I don’t want to confuse the author with the apparent arrogance of Silicon Valley culture. His offers useful insights on their worldview, even if it is peppered with ridiculous straw men about how the Republican Party wants to tell you “who to have sex with.”
That asinine remark aside, I am troubled more so by the inch-thin political pondering of a wealthy class who say they are “optimists,” are “pro-knowledge,” and throw around the term socialism thinking it just a fancy word describing cooperation.
Silicon Valley has such creative minds that are completely vapid in their political thought. If you dig beneath the surface of Ferenstien’s summary, Silicon Valley’s political philosophy is a modern version of the progressive corporatists of the 20s and 30s: if we use the government correctly, we can engineer the right solution. Yes, government does get in the way, but that is because the wrong people are running it.
If this class was as nuanced as Ferenstein indicated, they would support an occasional Republican or Libertarian, and California wouldn’t be a fiscal basket case.
Still, at least this podcast gave me hope that their philosophy derives from ignorance rather than a full-throated embrace of leftism.

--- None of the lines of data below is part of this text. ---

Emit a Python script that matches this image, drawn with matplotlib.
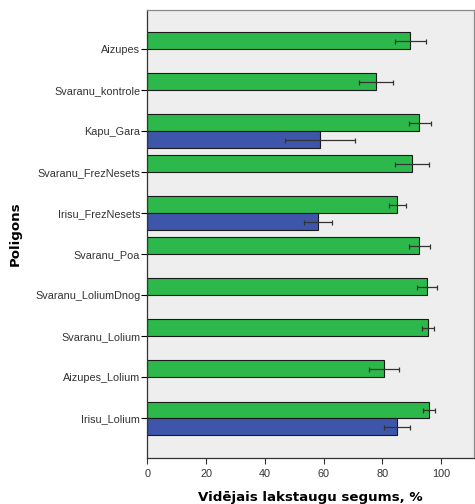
import matplotlib.pyplot as plt
import numpy as np

plt.rcParams['font.family'] = ['Liberation Sans', 'DejaVu Sans']

poligons = ['Aizupes', 'Svaranu_kontrole', 'Kapu_Gara', 'Svaranu_FrezNesets',
            'Irisu_FrezNesets', 'Svaranu_Poa', 'Svaranu_LoliumDnog',
            'Svaranu_Lolium', 'Aizupes_Lolium', 'Irisu_Lolium']

# green series
green_mean = [89.5, 77.9, 92.6, 90.1, 85.1, 92.6, 95.1, 95.5, 80.6, 95.9]
green_lo = [84.4, 72.2, 89.0, 84.4, 82.1, 89.1, 91.7, 93.4, 75.6, 93.8]
green_hi = [94.7, 83.7, 96.4, 95.9, 88.1, 96.2, 98.6, 97.6, 85.6, 98.0]

# blue series (only three poligons)
blue_idx = [2, 4, 9]
blue_mean = [58.8, 58.1, 85.1]
blue_lo = [46.9, 53.5, 80.5]
blue_hi = [70.6, 62.7, 89.5]

fig = plt.figure(figsize=(4.75, 5.04), dpi=100)
fig.set_facecolor('white')
ax = fig.add_axes([0.31, 0.091, 0.688, 0.889])
ax.set_facecolor('#eeeeee')

y = np.arange(len(poligons))
h = 0.41
gm = np.array(green_mean)
ax.barh(y - h/2, gm, height=h, color='#2db84b', edgecolor='#1a1a1a', linewidth=0.8)
ax.errorbar(gm, y - h/2, xerr=[gm - np.array(green_lo), np.array(green_hi) - gm],
            fmt='none', ecolor='#333333', elinewidth=0.9, capsize=1.8, capthick=0.9)

bm = np.array(blue_mean)
by = np.array(blue_idx)
ax.barh(by + h/2, bm, height=h, color='#3d56aa', edgecolor='#1a1a1a', linewidth=0.8)
ax.errorbar(bm, by + h/2, xerr=[bm - np.array(blue_lo), np.array(blue_hi) - bm],
            fmt='none', ecolor='#333333', elinewidth=0.9, capsize=1.8, capthick=0.9)

ax.set_ylim(9.97, -0.95)
ax.set_xlim(0, 111.2)
ax.set_yticks(y)
ax.set_yticklabels(poligons, fontsize=7.8, color='#333333')
ax.set_xticks([0, 20, 40, 60, 80, 100])
ax.tick_params(axis='x', labelsize=7.8, length=4, width=0.8, colors='#333333')
ax.tick_params(axis='y', length=4, width=0.8, pad=1)

for s in ['left', 'bottom']:
    ax.spines[s].set_color('#333333')
    ax.spines[s].set_linewidth(0.9)
for s in ['top', 'right']:
    ax.spines[s].set_color('#8a8a8a')
    ax.spines[s].set_linewidth(0.9)

ax.set_xlabel('Vidējais lakstaugu segums, %', fontsize=9.6, fontweight='bold',
              family=['DejaVu Sans'], labelpad=9)
ax.set_ylabel('Poligons', fontsize=9.6, fontweight='bold', family=['DejaVu Sans'])
ax.yaxis.set_label_coords(-0.385, 0.5)

fig.savefig('out.png', dpi=100)
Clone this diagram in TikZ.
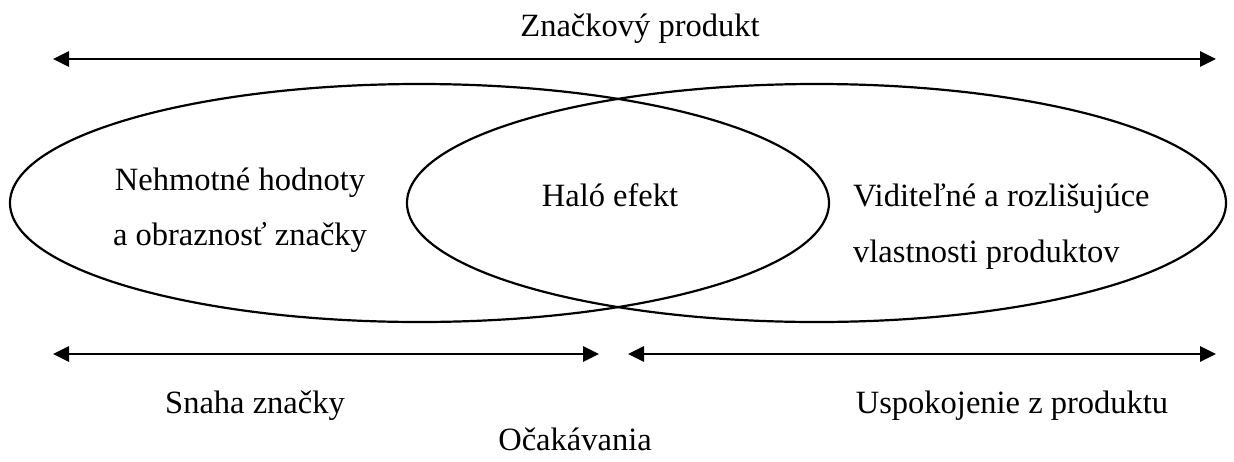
\documentclass[tikz,border=0pt]{standalone}
\usepackage{fontspec}
\setmainfont{Liberation Serif}
\usetikzlibrary{arrows.meta}
\begin{document}
\begin{tikzpicture}[x=1pt,y=-1pt,
  label/.style={font=\fontsize{32.5}{38}\selectfont, inner sep=0pt, anchor=base},
  span/.style={line width=2.8pt, {Triangle[length=16pt,width=15pt]}-{Triangle[length=16pt,width=15pt]}},
  ring/.style={line width=2.2pt}]
  \useasboundingbox (0,0) rectangle (1234,461);

  % overall span of the branded product
  \node[label] (top) at (640,36) {Značkový produkt};
  \coordinate (tl) at (53,59);
  \coordinate (tr) at (1216,59);
  \draw[span] (tl) -- (tr);

  % two overlapping ellipses
  \draw[ring] (419.5,203) ellipse [x radius=409.5, y radius=119];
  \draw[ring] (816.5,203) ellipse [x radius=409.5, y radius=119];

  \node[label] (l1) at (240,190) {Nehmotné hodnoty};
  \node[label] (l2) at (240,245) {a obraznosť značky};
  \node[label] (mid) at (610,206) {Haló efekt};
  \node[label, anchor=base west] (r1) at (853,206) {Viditeľné a rozlišujúce};
  \node[label, anchor=base west] (r2) at (853,262) {vlastnosti produktov};

  % lower spans
  \coordinate (bl1) at (53,354);
  \coordinate (bl2) at (599,354);
  \coordinate (br1) at (628,354);
  \coordinate (br2) at (1216,354);
  \draw[span] (bl1) -- (bl2);
  \draw[span] (br1) -- (br2);

  \node[label] (sl) at (255,413) {Snaha značky};
  \node[label] (sr) at (1012,413) {Uspokojenie z produktu};
  \node[label] (exp) at (575,450) {Očakávania};
\end{tikzpicture}
\end{document}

Thanks Jim … for finding an entertaining way to demonstrate that the political “philosophy” of the computer geeks is vapid and delusional. These geniuses have no notion of the direct correlation between voting Democrat and the economic and social conditions that exist inside the American inner-city ghetto.
Did Mr. Ferenstein actually articulate a platform which would be pro-business, pro-education, anti-union for … Hilary Clinton?
When did Democrats become pro-business? Pro-Education the way that high tech companies would really like to see education improve? Did I hear him advocate for … private schools? Against Labor Unions? (How about the Teachers Unions?)
Of conservatives, he said, “We don’t understand you at all!”
Would it behoove the entitled spokesperson for Silicon Valley to try his hand at a little research?
All you need to know about this interview is that, per Ferenstein, Silicon Valley embraces the concept of robots doing most of the work, with almost everyone getting checks from the government financed by super-high taxes on the few that do work. Left completely unaddressed (sorry Jim, but you dropped the ball), is the fundamental question of why anyone would join the ranks of those few who do work if most of your earnings are then hoovered up by the government so they can be given to someone else.
Combined with the laughable beliefs that you can be for big government but anti-regulation (the scorpion has to sting) and that Clinton is somehow pro-business (this is a woman who is on record saying that the Federal government needs more money because it makes better decisions about how to spend it than private people), the only conclusion is that Ferenstein and/or the people he claims to be describing have not actually thought about these issues, but rather have created a patina of reasoning to overlay on a pre-determined conclusion: Democrats good; Republicans bad.
I am unable to find the Rand Paul video, mentioned in the podcast by Greg Ferenstein, where the Silicon Valley audience response to Rand Paul’s “who here wants to be left alone” was a pregnant silence. Did such an event really happen?
Two videos I did find, including a face-to-face interview btwn Greg Ferenstein and Rand Paul, lacking pregnant silences were:
FWIIW, I have been working in high-tech since 1980s. Will claim that Rand Paul’s message of “leave people alone” does resonate, especially here in Silicon Valley, where I have lived since 2004.